=== DATASET ===

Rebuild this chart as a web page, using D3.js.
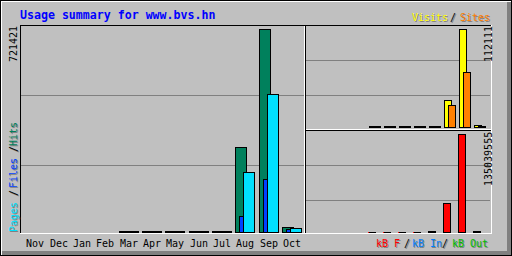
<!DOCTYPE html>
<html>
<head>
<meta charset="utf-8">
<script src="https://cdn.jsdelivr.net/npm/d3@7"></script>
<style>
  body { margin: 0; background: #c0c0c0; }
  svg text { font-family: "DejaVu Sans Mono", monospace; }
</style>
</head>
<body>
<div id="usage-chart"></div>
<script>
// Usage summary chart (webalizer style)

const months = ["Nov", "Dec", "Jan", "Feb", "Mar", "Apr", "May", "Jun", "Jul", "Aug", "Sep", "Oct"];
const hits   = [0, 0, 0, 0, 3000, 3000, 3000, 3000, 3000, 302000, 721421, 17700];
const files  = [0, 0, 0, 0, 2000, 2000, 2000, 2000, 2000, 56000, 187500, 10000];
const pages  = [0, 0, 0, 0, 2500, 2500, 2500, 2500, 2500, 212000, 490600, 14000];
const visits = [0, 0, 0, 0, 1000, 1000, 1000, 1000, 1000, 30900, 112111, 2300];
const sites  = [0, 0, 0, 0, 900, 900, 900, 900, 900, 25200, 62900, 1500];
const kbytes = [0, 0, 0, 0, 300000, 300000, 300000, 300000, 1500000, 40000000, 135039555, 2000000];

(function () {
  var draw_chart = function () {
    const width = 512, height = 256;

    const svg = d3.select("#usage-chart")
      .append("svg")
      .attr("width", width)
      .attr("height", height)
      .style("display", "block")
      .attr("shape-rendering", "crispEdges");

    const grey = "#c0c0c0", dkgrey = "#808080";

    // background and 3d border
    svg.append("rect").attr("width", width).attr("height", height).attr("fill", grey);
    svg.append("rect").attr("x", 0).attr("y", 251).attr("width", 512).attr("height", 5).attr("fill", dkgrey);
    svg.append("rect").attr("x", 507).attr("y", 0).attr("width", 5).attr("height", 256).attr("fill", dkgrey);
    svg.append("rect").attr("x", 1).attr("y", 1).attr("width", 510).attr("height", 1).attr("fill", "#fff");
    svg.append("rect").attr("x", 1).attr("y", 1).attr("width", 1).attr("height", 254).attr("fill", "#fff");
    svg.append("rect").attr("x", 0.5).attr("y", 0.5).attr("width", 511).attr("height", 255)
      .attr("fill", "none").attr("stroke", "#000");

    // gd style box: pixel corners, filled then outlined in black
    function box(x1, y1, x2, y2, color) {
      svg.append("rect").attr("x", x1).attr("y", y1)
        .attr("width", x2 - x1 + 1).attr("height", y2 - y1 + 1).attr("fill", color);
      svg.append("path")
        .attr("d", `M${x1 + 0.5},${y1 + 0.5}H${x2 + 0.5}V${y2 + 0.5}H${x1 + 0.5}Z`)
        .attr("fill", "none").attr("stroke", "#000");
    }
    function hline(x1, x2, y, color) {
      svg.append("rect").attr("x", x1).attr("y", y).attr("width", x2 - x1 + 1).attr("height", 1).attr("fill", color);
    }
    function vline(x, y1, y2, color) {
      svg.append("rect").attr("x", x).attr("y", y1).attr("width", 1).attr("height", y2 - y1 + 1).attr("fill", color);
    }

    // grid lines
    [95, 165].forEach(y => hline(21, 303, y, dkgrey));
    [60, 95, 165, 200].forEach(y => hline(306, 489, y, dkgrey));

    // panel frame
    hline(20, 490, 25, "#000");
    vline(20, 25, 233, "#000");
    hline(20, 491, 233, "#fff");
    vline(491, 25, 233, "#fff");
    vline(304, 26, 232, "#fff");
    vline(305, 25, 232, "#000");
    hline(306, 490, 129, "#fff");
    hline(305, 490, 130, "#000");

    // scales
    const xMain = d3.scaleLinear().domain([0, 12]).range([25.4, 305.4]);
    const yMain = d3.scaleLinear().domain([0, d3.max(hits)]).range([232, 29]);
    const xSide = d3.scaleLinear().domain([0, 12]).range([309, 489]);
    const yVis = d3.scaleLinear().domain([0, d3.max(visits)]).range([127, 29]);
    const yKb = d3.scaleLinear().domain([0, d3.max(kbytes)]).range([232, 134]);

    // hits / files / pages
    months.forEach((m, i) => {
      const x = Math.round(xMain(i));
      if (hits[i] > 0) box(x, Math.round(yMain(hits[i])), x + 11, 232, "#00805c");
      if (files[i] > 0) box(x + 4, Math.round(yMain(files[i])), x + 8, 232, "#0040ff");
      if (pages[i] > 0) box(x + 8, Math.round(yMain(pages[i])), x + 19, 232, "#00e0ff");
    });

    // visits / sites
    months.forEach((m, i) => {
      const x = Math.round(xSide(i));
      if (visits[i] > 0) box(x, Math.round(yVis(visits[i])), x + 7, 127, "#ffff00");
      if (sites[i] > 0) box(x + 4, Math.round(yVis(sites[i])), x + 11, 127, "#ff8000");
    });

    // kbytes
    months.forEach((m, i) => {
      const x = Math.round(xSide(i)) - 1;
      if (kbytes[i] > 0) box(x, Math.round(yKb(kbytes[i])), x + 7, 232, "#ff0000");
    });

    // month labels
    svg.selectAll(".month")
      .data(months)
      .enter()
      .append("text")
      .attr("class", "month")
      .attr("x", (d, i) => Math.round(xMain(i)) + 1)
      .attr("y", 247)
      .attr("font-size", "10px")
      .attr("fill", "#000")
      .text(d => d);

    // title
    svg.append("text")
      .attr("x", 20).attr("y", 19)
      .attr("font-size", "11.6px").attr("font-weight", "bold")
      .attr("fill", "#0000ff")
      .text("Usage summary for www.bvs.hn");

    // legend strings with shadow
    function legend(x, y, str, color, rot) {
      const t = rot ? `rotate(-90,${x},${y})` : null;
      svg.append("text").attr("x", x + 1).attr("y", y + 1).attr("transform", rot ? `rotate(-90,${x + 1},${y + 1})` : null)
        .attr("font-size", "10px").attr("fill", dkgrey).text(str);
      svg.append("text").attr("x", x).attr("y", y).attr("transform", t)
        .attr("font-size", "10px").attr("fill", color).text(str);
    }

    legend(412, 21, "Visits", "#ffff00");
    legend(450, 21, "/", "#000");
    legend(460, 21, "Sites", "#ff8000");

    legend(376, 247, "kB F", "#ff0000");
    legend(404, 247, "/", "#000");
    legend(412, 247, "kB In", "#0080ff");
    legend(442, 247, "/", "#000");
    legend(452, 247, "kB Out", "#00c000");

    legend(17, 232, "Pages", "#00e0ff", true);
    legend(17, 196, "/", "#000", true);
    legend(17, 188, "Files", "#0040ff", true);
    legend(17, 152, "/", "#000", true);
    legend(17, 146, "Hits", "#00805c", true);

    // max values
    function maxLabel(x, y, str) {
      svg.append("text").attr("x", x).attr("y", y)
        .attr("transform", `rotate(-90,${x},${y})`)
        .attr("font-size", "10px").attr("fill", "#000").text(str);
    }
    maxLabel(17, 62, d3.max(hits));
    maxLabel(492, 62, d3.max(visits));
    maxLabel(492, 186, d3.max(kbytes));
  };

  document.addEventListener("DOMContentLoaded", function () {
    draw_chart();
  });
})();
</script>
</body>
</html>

* * *

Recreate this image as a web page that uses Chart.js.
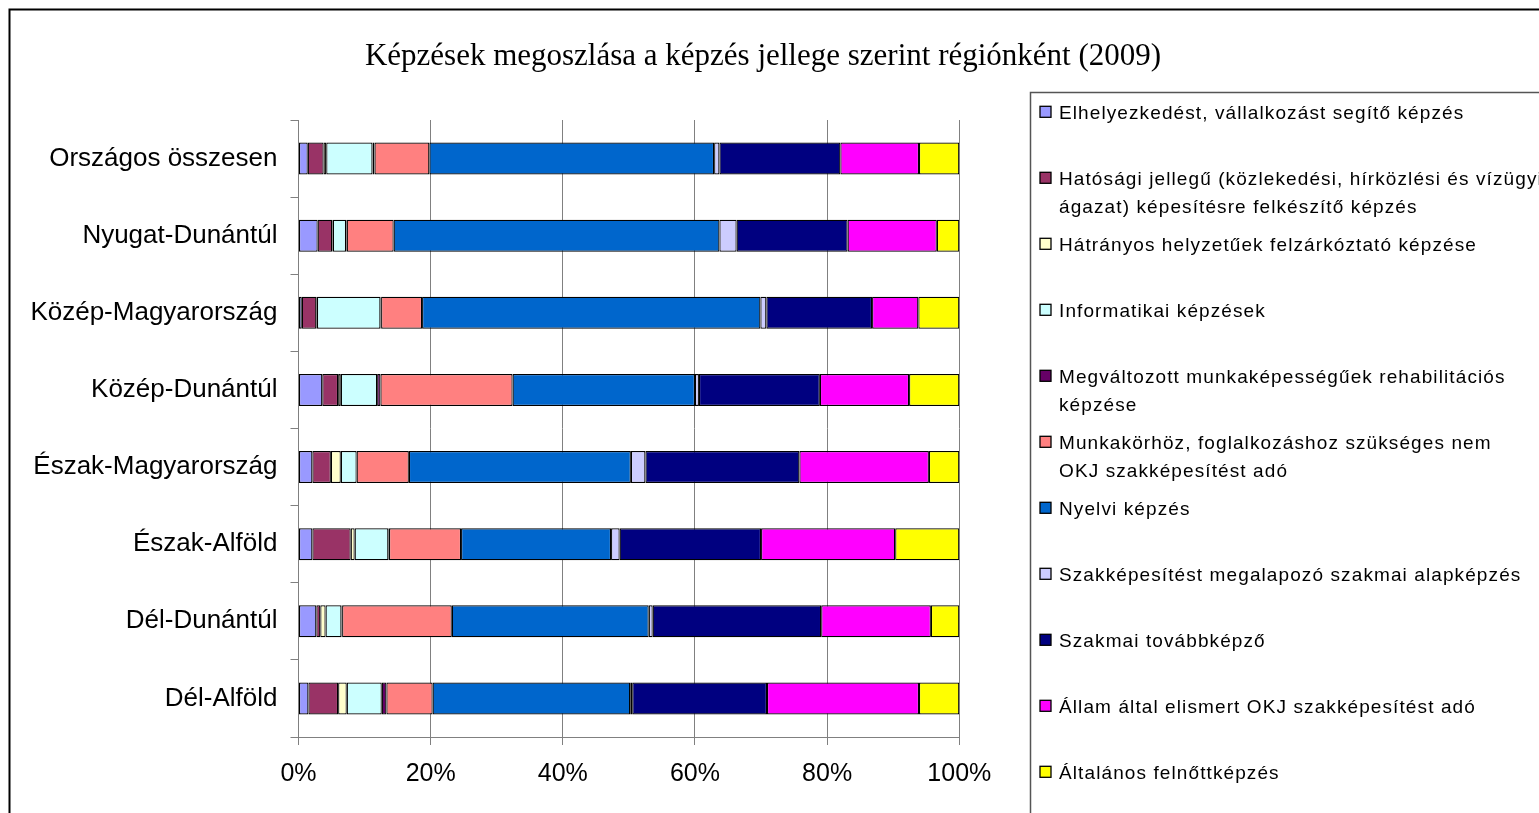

=== REQUIREMENT ===
Only the number is wanted: how many lines of the material above include the word "this"?

=== COMPLETED TASK ===
2